>> Begin

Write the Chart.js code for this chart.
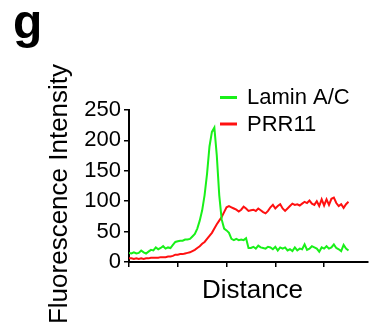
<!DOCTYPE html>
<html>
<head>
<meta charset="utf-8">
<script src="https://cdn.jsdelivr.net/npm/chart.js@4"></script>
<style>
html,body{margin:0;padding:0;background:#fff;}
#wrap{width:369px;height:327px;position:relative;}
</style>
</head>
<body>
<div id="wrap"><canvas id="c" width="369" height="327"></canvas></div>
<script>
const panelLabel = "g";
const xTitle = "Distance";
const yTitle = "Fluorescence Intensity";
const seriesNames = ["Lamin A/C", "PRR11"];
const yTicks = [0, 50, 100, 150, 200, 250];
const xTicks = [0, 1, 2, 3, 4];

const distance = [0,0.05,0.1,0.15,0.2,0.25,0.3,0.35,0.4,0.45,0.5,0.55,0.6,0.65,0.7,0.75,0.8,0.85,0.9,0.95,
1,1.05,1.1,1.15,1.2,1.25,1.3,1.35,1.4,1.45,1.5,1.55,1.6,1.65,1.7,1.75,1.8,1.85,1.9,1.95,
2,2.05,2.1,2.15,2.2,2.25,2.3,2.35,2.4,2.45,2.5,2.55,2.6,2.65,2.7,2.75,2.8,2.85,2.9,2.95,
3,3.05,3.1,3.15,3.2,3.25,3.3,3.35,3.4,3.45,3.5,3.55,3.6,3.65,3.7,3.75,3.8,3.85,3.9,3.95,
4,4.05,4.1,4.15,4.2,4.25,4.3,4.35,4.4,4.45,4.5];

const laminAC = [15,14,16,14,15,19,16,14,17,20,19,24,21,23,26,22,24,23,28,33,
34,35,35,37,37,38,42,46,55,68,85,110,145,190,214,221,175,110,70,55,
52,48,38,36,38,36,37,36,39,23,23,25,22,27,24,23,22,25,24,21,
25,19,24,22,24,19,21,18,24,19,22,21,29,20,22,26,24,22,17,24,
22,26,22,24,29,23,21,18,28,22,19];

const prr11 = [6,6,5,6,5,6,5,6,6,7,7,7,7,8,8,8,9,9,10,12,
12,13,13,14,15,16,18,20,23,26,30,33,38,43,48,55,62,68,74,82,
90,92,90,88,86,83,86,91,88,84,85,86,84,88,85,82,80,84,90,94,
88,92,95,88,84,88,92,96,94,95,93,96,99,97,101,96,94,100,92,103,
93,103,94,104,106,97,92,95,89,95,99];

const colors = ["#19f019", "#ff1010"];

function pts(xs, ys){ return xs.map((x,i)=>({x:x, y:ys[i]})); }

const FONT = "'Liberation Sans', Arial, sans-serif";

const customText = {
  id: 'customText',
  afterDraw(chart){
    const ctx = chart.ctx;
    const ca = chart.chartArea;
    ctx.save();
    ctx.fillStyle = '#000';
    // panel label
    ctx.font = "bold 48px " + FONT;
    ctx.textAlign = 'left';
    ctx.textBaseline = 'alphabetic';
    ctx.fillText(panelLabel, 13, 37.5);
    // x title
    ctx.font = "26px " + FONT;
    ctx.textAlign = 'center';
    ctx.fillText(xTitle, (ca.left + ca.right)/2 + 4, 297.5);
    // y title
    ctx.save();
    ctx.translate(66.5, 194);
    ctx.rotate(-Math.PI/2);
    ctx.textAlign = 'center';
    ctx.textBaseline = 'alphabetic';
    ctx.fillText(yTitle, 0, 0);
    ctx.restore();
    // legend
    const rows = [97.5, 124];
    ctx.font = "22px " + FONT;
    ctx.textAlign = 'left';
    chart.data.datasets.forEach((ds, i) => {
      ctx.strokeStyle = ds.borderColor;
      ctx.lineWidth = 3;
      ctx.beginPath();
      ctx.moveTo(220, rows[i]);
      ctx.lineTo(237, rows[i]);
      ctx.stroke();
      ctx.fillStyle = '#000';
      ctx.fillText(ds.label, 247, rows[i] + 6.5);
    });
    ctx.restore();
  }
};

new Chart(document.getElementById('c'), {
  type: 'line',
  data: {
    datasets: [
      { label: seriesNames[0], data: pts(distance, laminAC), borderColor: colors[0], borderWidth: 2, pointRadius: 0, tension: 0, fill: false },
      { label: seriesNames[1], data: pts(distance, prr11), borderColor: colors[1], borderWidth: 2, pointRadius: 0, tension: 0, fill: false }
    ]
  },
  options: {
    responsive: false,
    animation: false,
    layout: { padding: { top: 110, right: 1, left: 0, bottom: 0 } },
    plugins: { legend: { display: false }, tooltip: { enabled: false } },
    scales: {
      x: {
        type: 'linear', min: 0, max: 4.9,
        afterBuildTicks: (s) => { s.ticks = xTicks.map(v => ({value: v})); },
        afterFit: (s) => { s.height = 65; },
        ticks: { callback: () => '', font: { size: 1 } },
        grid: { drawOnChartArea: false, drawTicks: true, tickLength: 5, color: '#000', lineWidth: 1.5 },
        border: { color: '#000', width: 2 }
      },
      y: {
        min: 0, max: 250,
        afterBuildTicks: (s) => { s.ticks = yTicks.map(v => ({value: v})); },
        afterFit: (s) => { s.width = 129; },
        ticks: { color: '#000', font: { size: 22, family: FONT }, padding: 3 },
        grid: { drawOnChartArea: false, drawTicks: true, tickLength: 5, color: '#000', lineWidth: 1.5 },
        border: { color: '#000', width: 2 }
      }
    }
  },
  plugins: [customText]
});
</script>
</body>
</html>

>> End

# Goal:
From the material above, copy everything exactly but the pictures.

# Full answer:
Write the Chart.js code for this chart.
<!DOCTYPE html>
<html>
<head>
<meta charset="utf-8">
<script src="https://cdn.jsdelivr.net/npm/chart.js@4"></script>
<style>
html,body{margin:0;padding:0;background:#fff;}
#wrap{width:369px;height:327px;position:relative;}
</style>
</head>
<body>
<div id="wrap"><canvas id="c" width="369" height="327"></canvas></div>
<script>
const panelLabel = "g";
const xTitle = "Distance";
const yTitle = "Fluorescence Intensity";
const seriesNames = ["Lamin A/C", "PRR11"];
const yTicks = [0, 50, 100, 150, 200, 250];
const xTicks = [0, 1, 2, 3, 4];

const distance = [0,0.05,0.1,0.15,0.2,0.25,0.3,0.35,0.4,0.45,0.5,0.55,0.6,0.65,0.7,0.75,0.8,0.85,0.9,0.95,
1,1.05,1.1,1.15,1.2,1.25,1.3,1.35,1.4,1.45,1.5,1.55,1.6,1.65,1.7,1.75,1.8,1.85,1.9,1.95,
2,2.05,2.1,2.15,2.2,2.25,2.3,2.35,2.4,2.45,2.5,2.55,2.6,2.65,2.7,2.75,2.8,2.85,2.9,2.95,
3,3.05,3.1,3.15,3.2,3.25,3.3,3.35,3.4,3.45,3.5,3.55,3.6,3.65,3.7,3.75,3.8,3.85,3.9,3.95,
4,4.05,4.1,4.15,4.2,4.25,4.3,4.35,4.4,4.45,4.5];

const laminAC = [15,14,16,14,15,19,16,14,17,20,19,24,21,23,26,22,24,23,28,33,
34,35,35,37,37,38,42,46,55,68,85,110,145,190,214,221,175,110,70,55,
52,48,38,36,38,36,37,36,39,23,23,25,22,27,24,23,22,25,24,21,
25,19,24,22,24,19,21,18,24,19,22,21,29,20,22,26,24,22,17,24,
22,26,22,24,29,23,21,18,28,22,19];

const prr11 = [6,6,5,6,5,6,5,6,6,7,7,7,7,8,8,8,9,9,10,12,
12,13,13,14,15,16,18,20,23,26,30,33,38,43,48,55,62,68,74,82,
90,92,90,88,86,83,86,91,88,84,85,86,84,88,85,82,80,84,90,94,
88,92,95,88,84,88,92,96,94,95,93,96,99,97,101,96,94,100,92,103,
93,103,94,104,106,97,92,95,89,95,99];

const colors = ["#19f019", "#ff1010"];

function pts(xs, ys){ return xs.map((x,i)=>({x:x, y:ys[i]})); }

const FONT = "'Liberation Sans', Arial, sans-serif";

const customText = {
  id: 'customText',
  afterDraw(chart){
    const ctx = chart.ctx;
    const ca = chart.chartArea;
    ctx.save();
    ctx.fillStyle = '#000';
    // panel label
    ctx.font = "bold 48px " + FONT;
    ctx.textAlign = 'left';
    ctx.textBaseline = 'alphabetic';
    ctx.fillText(panelLabel, 13, 37.5);
    // x title
    ctx.font = "26px " + FONT;
    ctx.textAlign = 'center';
    ctx.fillText(xTitle, (ca.left + ca.right)/2 + 4, 297.5);
    // y title
    ctx.save();
    ctx.translate(66.5, 194);
    ctx.rotate(-Math.PI/2);
    ctx.textAlign = 'center';
    ctx.textBaseline = 'alphabetic';
    ctx.fillText(yTitle, 0, 0);
    ctx.restore();
    // legend
    const rows = [97.5, 124];
    ctx.font = "22px " + FONT;
    ctx.textAlign = 'left';
    chart.data.datasets.forEach((ds, i) => {
      ctx.strokeStyle = ds.borderColor;
      ctx.lineWidth = 3;
      ctx.beginPath();
      ctx.moveTo(220, rows[i]);
      ctx.lineTo(237, rows[i]);
      ctx.stroke();
      ctx.fillStyle = '#000';
      ctx.fillText(ds.label, 247, rows[i] + 6.5);
    });
    ctx.restore();
  }
};

new Chart(document.getElementById('c'), {
  type: 'line',
  data: {
    datasets: [
      { label: seriesNames[0], data: pts(distance, laminAC), borderColor: colors[0], borderWidth: 2, pointRadius: 0, tension: 0, fill: false },
      { label: seriesNames[1], data: pts(distance, prr11), borderColor: colors[1], borderWidth: 2, pointRadius: 0, tension: 0, fill: false }
    ]
  },
  options: {
    responsive: false,
    animation: false,
    layout: { padding: { top: 110, right: 1, left: 0, bottom: 0 } },
    plugins: { legend: { display: false }, tooltip: { enabled: false } },
    scales: {
      x: {
        type: 'linear', min: 0, max: 4.9,
        afterBuildTicks: (s) => { s.ticks = xTicks.map(v => ({value: v})); },
        afterFit: (s) => { s.height = 65; },
        ticks: { callback: () => '', font: { size: 1 } },
        grid: { drawOnChartArea: false, drawTicks: true, tickLength: 5, color: '#000', lineWidth: 1.5 },
        border: { color: '#000', width: 2 }
      },
      y: {
        min: 0, max: 250,
        afterBuildTicks: (s) => { s.ticks = yTicks.map(v => ({value: v})); },
        afterFit: (s) => { s.width = 129; },
        ticks: { color: '#000', font: { size: 22, family: FONT }, padding: 3 },
        grid: { drawOnChartArea: false, drawTicks: true, tickLength: 5, color: '#000', lineWidth: 1.5 },
        border: { color: '#000', width: 2 }
      }
    }
  },
  plugins: [customText]
});
</script>
</body>
</html>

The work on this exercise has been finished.